Sara Davidmann always knew her father, Manfred, had escaped Nazi Germany as a 14-year-old boy on the Kindertransport in 1939, but the details of his life in Berlin as a Jewish child remained a mystery.
“My father was never able to talk about what had happened to him at all,” says the London-based artist.
“When he was alive, he was a very difficult man to get close to… It was just a chapter of his life that he felt he had to internalize.”
After her father’s death a decade ago, Sara embarked on a journey to uncover the truth about his past.
“We all grew up knowing that there was more, but not what it was,” she reflects. “It was just something you didn’t ask about.”
The catalyst for this exploration came when Sara discovered a family photo album, compiled by her late aunt, Susi, that contained images spanning from 1910 to 1988.
The album, with carefully annotated photos, revealed a family Sara had never known, many of whom lived in Berlin before World War II.
However, as Sara flipped through the pages, she realized something darker—many of the relatives pictured before the war did not appear in the later sections of the album.
Intrigued, Sara began researching at the Wiener Holocaust Library in Bloomsbury and the Arolsen Archives in Germany.
With the help of researchers, she uncovered over 130 historical documents related to her family.
These records told both heartbreaking and remarkable stories about those missing from the photos.
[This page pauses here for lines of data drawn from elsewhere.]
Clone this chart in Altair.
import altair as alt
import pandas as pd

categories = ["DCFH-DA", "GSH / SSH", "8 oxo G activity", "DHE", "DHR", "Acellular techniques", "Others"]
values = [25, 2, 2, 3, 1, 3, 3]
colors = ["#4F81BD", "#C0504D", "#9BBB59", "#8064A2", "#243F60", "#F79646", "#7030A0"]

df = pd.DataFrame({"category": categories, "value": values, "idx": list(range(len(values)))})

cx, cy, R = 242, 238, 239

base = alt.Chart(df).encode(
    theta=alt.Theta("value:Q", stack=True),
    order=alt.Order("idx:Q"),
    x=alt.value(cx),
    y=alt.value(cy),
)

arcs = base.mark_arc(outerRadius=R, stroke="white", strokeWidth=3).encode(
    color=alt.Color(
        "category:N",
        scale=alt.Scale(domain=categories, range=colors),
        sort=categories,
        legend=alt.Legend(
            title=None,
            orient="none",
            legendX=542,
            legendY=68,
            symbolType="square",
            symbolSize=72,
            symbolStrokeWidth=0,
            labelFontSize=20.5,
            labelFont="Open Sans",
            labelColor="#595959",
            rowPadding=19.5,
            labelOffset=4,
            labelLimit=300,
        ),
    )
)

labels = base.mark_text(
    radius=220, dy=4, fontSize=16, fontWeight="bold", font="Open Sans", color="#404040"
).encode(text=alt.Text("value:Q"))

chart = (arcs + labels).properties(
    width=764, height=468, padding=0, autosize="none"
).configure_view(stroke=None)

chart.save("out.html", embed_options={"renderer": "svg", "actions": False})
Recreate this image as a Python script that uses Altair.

For her great-grandmother Dorothea and great-aunt Marta, Nazi transportation documents revealed they were sent to concentration camps in Auschwitz and Theresienstadt, where neither was ever heard from again.
“To be holding in my hand the same documents that were held by people who were responsible for putting them on this transportation and their deaths, I mean, that was just so chilling,” says Sara.
Other family members survived the war through incredible journeys.
Sara learned that her great-aunt Rosa had escaped to France, endured two different internment camps, and managed to escape.
Some relatives fled to Shanghai, while others found refuge in Israel. Her grandmother, Paulina, survived by hiding in Berlin with false documents.
Sara’s research revealed how Nazi antisemitic laws systematically stripped Jewish people of their rights in Berlin after Hitler’s rise to power.
“From 1933 onwards, over 400 antisemitic laws were passed, which gradually took away everything from Jewish people,” Sara explains.
“It gave me a real insight into my father’s experiences when he was growing up as a young Jewish boy.”
Alongside her research, Sara began creating visceral artworks in response to the devastating truths she uncovered about her family’s past.
These pieces often incorporate materials like hair, blood, and burnt objects, symbolizing the impact of the antisemitic laws enacted by the Nazis.
One artwork, titled My Name is Sara, features a series of photograms showing a plait of Sara’s own hair—hair she had cut off as a child.
The title refers not only to Sara’s name but also to the Nazi law that forced Jewish women to adopt the name “Sara,” a detail revealed through her family’s transport documents.
Another powerful work includes light boxes displaying microscopic blood samples from her living relatives, which have been colored red and green.
These samples were inspired by the Nuremberg race laws, which sought to prevent German Jews from marrying non-Jews, fearing that “Jewish blood” would contaminate the purity of the German race.
For Sara, the light boxes serve as a defiant response, symbolizing her family’s survival.
Through her art, Sara Davidmann honors the lives of her family members lost to the Holocaust while celebrating the resilience and survival of those who endured.